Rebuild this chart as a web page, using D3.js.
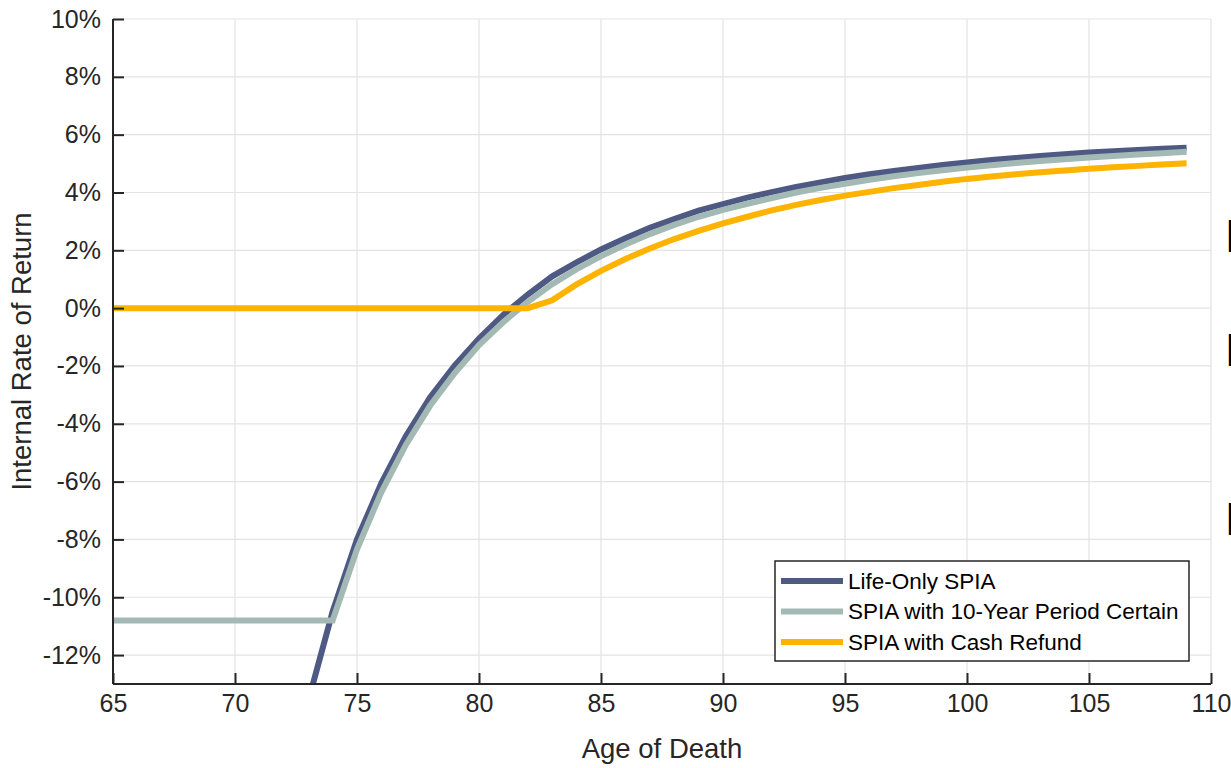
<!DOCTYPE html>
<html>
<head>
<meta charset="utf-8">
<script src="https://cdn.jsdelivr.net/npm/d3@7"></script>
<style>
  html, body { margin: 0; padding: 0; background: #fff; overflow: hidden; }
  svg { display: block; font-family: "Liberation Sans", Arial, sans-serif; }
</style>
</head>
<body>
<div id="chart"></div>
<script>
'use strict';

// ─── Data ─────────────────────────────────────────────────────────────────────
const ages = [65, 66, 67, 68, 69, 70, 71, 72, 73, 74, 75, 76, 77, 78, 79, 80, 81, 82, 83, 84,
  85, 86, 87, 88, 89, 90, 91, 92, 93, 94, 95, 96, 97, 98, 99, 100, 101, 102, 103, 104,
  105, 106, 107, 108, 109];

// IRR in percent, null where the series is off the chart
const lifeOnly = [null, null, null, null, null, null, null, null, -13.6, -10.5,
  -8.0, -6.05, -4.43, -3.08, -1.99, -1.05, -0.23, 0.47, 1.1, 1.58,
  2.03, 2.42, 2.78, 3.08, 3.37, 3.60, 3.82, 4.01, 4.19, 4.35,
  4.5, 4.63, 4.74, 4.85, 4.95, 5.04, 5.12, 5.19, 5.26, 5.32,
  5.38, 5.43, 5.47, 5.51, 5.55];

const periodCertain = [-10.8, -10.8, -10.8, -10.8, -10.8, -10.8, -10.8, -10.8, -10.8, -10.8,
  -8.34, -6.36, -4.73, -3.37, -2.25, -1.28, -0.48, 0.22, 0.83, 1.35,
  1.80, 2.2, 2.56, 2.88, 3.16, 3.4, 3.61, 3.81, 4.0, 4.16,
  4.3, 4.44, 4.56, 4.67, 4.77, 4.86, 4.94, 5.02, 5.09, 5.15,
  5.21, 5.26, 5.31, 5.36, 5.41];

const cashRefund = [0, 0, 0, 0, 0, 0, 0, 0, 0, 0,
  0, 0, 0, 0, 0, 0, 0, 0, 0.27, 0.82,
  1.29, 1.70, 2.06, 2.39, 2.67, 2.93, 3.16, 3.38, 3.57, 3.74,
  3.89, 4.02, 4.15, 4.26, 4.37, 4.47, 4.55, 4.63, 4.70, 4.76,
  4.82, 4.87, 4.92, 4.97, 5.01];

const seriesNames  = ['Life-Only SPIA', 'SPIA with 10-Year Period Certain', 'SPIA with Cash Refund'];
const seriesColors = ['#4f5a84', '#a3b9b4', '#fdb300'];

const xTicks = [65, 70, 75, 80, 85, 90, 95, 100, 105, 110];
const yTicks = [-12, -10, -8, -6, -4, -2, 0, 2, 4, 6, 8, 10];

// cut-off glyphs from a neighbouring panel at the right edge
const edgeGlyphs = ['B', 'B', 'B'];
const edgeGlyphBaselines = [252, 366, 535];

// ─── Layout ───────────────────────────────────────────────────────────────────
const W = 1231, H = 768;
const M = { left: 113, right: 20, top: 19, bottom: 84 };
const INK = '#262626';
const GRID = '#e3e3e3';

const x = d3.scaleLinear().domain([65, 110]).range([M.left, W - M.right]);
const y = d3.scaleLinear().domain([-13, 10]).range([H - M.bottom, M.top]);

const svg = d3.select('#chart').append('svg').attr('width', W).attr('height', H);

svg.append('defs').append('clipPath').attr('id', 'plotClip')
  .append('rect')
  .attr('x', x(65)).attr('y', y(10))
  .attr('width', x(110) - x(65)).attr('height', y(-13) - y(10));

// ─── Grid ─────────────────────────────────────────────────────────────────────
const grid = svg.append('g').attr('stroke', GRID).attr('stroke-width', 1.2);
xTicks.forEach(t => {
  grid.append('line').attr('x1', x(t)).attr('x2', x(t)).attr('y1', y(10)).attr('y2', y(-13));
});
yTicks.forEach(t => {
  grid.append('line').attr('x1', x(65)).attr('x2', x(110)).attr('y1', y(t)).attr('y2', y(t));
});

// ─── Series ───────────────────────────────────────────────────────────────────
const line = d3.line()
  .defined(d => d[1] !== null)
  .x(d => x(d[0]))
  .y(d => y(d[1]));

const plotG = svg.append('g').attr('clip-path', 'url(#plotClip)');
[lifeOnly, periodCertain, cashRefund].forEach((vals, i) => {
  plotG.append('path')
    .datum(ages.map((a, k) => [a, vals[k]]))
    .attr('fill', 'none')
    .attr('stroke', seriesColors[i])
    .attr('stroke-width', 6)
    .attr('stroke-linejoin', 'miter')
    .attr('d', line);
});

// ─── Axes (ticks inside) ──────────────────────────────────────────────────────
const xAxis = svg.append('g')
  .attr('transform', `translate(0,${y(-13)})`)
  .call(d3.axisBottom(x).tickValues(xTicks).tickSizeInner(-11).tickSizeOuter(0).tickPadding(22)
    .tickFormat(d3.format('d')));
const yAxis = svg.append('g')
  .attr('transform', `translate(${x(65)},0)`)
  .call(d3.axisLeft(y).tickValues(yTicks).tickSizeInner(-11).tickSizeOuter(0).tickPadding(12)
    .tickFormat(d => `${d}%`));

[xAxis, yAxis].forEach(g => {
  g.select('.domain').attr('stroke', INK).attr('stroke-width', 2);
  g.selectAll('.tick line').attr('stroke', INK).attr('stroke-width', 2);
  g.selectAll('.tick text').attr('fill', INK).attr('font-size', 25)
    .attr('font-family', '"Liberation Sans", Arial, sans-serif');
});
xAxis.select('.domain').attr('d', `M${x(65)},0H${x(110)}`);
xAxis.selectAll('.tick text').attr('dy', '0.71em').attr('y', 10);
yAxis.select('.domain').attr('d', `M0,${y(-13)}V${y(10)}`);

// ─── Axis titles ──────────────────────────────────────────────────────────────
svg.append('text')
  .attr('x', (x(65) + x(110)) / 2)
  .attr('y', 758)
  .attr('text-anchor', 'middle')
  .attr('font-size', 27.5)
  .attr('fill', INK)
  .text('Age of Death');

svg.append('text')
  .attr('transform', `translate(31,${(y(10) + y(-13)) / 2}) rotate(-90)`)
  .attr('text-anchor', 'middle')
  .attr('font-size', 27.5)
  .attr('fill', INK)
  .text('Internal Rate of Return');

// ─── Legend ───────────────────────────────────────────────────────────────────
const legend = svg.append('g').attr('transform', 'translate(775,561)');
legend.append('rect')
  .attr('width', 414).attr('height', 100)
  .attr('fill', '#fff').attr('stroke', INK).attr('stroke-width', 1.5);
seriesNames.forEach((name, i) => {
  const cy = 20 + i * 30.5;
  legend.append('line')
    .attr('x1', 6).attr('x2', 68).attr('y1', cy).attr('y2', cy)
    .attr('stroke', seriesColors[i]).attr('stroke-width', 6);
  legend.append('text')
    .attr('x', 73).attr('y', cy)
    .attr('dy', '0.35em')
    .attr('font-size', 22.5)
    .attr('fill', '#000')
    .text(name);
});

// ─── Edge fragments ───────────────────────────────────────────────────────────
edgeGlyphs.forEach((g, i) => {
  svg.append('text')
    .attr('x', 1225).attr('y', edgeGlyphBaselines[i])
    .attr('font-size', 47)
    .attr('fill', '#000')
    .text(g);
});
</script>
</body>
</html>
——————
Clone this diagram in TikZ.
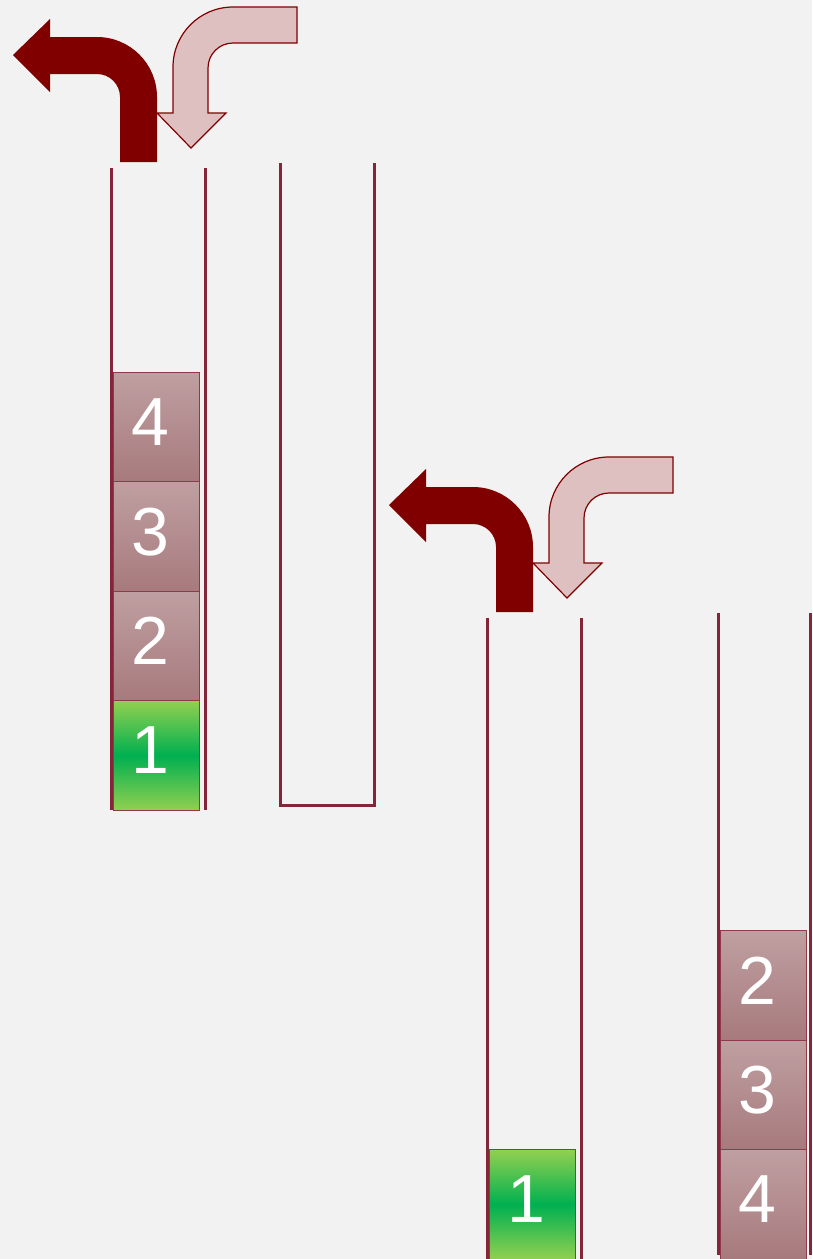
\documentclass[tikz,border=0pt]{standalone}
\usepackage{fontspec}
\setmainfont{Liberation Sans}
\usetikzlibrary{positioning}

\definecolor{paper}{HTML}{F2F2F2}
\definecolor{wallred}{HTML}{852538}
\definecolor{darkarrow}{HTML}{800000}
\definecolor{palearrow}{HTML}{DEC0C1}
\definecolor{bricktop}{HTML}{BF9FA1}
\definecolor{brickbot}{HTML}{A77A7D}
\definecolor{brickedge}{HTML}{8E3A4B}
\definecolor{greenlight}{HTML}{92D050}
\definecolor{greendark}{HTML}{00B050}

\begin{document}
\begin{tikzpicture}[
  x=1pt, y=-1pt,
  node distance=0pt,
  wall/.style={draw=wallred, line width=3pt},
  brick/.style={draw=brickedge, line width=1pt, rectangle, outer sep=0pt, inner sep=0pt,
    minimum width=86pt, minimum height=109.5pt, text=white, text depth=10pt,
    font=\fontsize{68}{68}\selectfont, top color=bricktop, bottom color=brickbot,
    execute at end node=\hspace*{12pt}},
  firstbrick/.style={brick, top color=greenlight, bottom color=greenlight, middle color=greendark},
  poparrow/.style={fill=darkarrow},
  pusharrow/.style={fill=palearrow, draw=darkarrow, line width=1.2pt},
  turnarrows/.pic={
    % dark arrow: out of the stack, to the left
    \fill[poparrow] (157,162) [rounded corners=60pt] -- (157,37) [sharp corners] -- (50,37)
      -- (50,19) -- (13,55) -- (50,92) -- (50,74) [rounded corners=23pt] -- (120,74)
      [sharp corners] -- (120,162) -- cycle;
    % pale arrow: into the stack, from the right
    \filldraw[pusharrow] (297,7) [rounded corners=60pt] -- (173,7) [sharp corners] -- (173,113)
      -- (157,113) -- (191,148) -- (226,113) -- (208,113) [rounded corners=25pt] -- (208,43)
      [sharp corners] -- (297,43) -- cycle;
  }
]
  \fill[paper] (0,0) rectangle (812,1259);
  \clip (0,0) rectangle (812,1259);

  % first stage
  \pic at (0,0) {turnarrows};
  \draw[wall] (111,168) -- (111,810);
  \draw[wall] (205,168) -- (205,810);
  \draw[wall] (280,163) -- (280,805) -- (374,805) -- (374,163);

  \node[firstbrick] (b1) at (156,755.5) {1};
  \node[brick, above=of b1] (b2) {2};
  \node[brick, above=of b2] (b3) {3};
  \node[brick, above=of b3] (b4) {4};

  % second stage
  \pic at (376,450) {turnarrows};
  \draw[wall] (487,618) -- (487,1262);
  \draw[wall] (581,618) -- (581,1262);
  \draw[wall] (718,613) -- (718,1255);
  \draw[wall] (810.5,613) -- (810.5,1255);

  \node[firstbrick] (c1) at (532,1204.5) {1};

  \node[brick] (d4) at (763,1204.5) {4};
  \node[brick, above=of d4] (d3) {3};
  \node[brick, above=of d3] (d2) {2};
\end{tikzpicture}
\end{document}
——————
■ What to work on
The first line to copy holds "Clone this diagram in TikZ.", and the last holds "(374,805) -- (374,163);". Copy them and the lines between exactly, leaving out pictures.

■ Task output
Clone this diagram in TikZ.
\documentclass[tikz,border=0pt]{standalone}
\usepackage{fontspec}
\setmainfont{Liberation Sans}
\usetikzlibrary{positioning}

\definecolor{paper}{HTML}{F2F2F2}
\definecolor{wallred}{HTML}{852538}
\definecolor{darkarrow}{HTML}{800000}
\definecolor{palearrow}{HTML}{DEC0C1}
\definecolor{bricktop}{HTML}{BF9FA1}
\definecolor{brickbot}{HTML}{A77A7D}
\definecolor{brickedge}{HTML}{8E3A4B}
\definecolor{greenlight}{HTML}{92D050}
\definecolor{greendark}{HTML}{00B050}

\begin{document}
\begin{tikzpicture}[
  x=1pt, y=-1pt,
  node distance=0pt,
  wall/.style={draw=wallred, line width=3pt},
  brick/.style={draw=brickedge, line width=1pt, rectangle, outer sep=0pt, inner sep=0pt,
    minimum width=86pt, minimum height=109.5pt, text=white, text depth=10pt,
    font=\fontsize{68}{68}\selectfont, top color=bricktop, bottom color=brickbot,
    execute at end node=\hspace*{12pt}},
  firstbrick/.style={brick, top color=greenlight, bottom color=greenlight, middle color=greendark},
  poparrow/.style={fill=darkarrow},
  pusharrow/.style={fill=palearrow, draw=darkarrow, line width=1.2pt},
  turnarrows/.pic={
    % dark arrow: out of the stack, to the left
    \fill[poparrow] (157,162) [rounded corners=60pt] -- (157,37) [sharp corners] -- (50,37)
      -- (50,19) -- (13,55) -- (50,92) -- (50,74) [rounded corners=23pt] -- (120,74)
      [sharp corners] -- (120,162) -- cycle;
    % pale arrow: into the stack, from the right
    \filldraw[pusharrow] (297,7) [rounded corners=60pt] -- (173,7) [sharp corners] -- (173,113)
      -- (157,113) -- (191,148) -- (226,113) -- (208,113) [rounded corners=25pt] -- (208,43)
      [sharp corners] -- (297,43) -- cycle;
  }
]
  \fill[paper] (0,0) rectangle (812,1259);
  \clip (0,0) rectangle (812,1259);

  % first stage
  \pic at (0,0) {turnarrows};
  \draw[wall] (111,168) -- (111,810);
  \draw[wall] (205,168) -- (205,810);
  \draw[wall] (280,163) -- (280,805) -- (374,805) -- (374,163);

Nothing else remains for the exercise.